═════ Excerpted records ═════

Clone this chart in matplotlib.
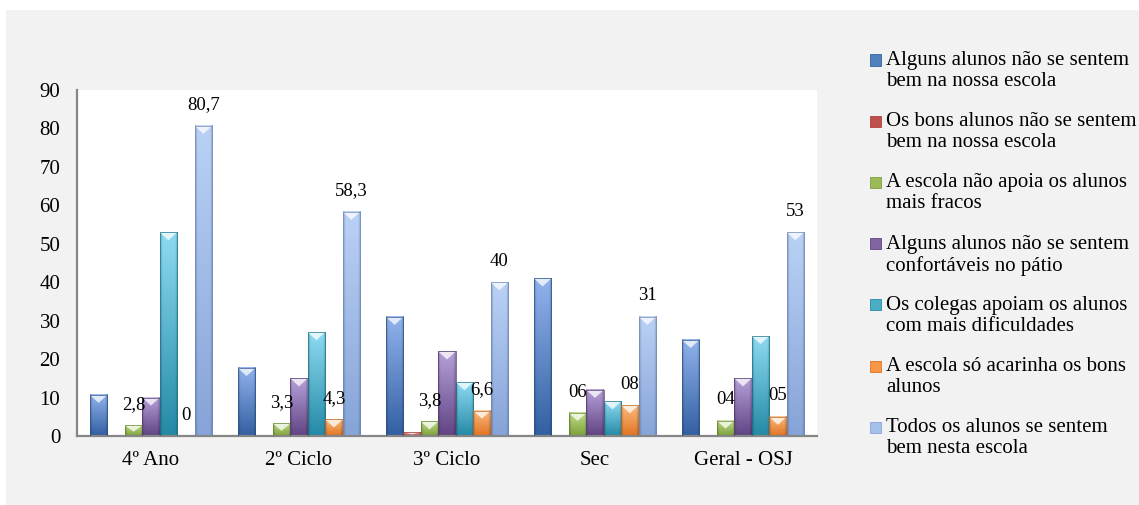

═════
═════ Excerpted records ═════

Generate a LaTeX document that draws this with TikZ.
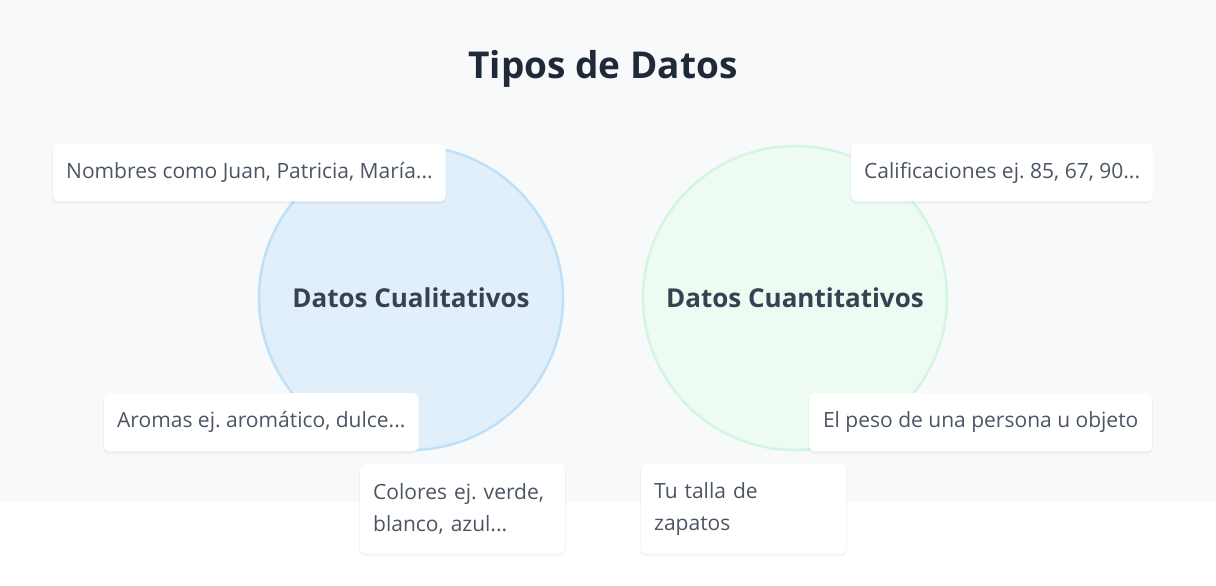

═════
═════ Excerpted records ═════

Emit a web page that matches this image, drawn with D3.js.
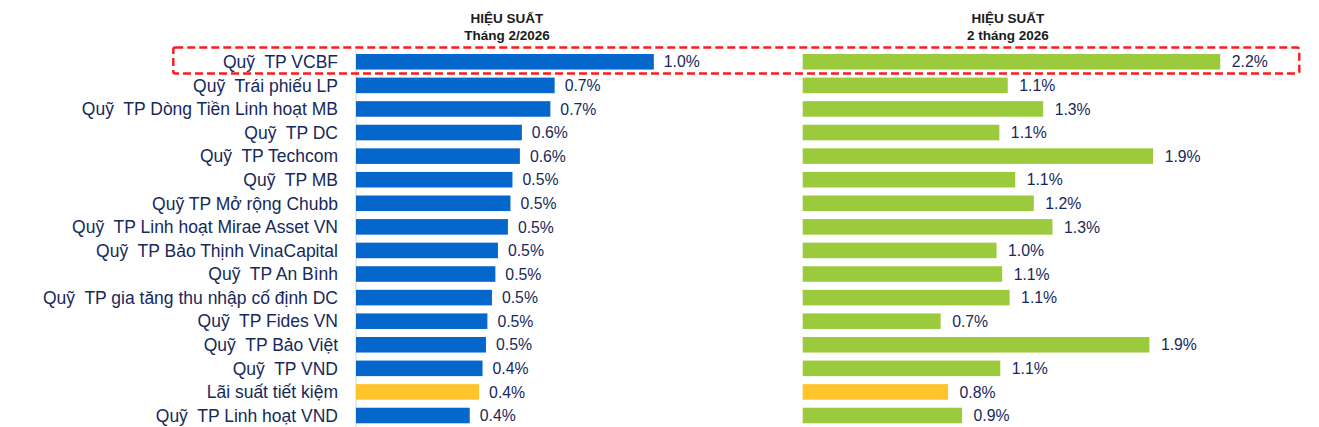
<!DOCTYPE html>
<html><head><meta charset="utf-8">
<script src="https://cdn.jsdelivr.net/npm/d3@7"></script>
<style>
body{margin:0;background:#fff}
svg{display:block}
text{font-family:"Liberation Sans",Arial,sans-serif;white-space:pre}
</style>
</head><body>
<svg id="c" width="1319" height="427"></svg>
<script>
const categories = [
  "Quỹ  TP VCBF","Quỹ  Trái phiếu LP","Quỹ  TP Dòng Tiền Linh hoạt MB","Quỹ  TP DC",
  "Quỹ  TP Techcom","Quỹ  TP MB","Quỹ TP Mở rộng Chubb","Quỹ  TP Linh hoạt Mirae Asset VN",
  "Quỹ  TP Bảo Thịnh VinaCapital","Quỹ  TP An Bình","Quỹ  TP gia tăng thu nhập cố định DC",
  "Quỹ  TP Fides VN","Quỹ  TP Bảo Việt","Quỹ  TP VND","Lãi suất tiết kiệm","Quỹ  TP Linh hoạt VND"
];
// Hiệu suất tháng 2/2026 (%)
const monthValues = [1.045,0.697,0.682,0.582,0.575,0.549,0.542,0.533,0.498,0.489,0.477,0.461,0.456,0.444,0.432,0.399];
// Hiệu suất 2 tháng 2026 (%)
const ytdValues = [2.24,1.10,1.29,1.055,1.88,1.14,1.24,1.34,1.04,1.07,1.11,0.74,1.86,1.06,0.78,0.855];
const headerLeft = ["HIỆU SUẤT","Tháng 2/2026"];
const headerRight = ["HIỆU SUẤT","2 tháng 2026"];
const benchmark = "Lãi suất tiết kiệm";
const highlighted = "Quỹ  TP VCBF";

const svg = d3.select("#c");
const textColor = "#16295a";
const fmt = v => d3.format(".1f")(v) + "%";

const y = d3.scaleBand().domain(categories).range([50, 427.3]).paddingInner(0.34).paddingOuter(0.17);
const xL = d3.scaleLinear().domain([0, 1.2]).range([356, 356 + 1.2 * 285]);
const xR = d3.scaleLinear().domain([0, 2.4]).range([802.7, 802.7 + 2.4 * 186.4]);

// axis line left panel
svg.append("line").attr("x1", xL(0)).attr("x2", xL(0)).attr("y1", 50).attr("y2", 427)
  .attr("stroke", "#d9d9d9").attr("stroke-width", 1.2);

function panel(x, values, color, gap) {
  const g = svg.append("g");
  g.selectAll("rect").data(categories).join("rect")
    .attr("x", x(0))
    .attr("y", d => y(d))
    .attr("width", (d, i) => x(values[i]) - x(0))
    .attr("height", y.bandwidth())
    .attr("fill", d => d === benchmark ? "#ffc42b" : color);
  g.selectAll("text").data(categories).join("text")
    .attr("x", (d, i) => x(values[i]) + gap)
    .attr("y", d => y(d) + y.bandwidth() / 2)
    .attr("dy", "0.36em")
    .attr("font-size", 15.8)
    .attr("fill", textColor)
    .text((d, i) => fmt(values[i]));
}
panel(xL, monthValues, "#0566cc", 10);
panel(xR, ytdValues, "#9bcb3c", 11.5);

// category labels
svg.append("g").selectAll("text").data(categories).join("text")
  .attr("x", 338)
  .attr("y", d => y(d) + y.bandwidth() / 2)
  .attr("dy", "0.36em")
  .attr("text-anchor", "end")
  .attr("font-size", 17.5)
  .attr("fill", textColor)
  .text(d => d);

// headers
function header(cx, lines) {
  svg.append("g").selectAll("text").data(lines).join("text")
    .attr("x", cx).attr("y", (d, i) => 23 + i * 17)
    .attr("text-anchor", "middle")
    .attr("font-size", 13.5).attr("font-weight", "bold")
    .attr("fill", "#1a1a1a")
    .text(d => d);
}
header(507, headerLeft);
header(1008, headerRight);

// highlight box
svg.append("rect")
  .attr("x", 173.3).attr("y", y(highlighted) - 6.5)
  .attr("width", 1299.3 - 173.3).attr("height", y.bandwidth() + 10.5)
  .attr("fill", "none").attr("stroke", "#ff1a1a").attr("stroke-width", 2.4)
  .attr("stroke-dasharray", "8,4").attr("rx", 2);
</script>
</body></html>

═════

__What this task involves__. Look through the records and gather every line containing "that".

__Worked solution__.
Generate a LaTeX document that draws this with TikZ.
Emit a web page that matches this image, drawn with D3.js.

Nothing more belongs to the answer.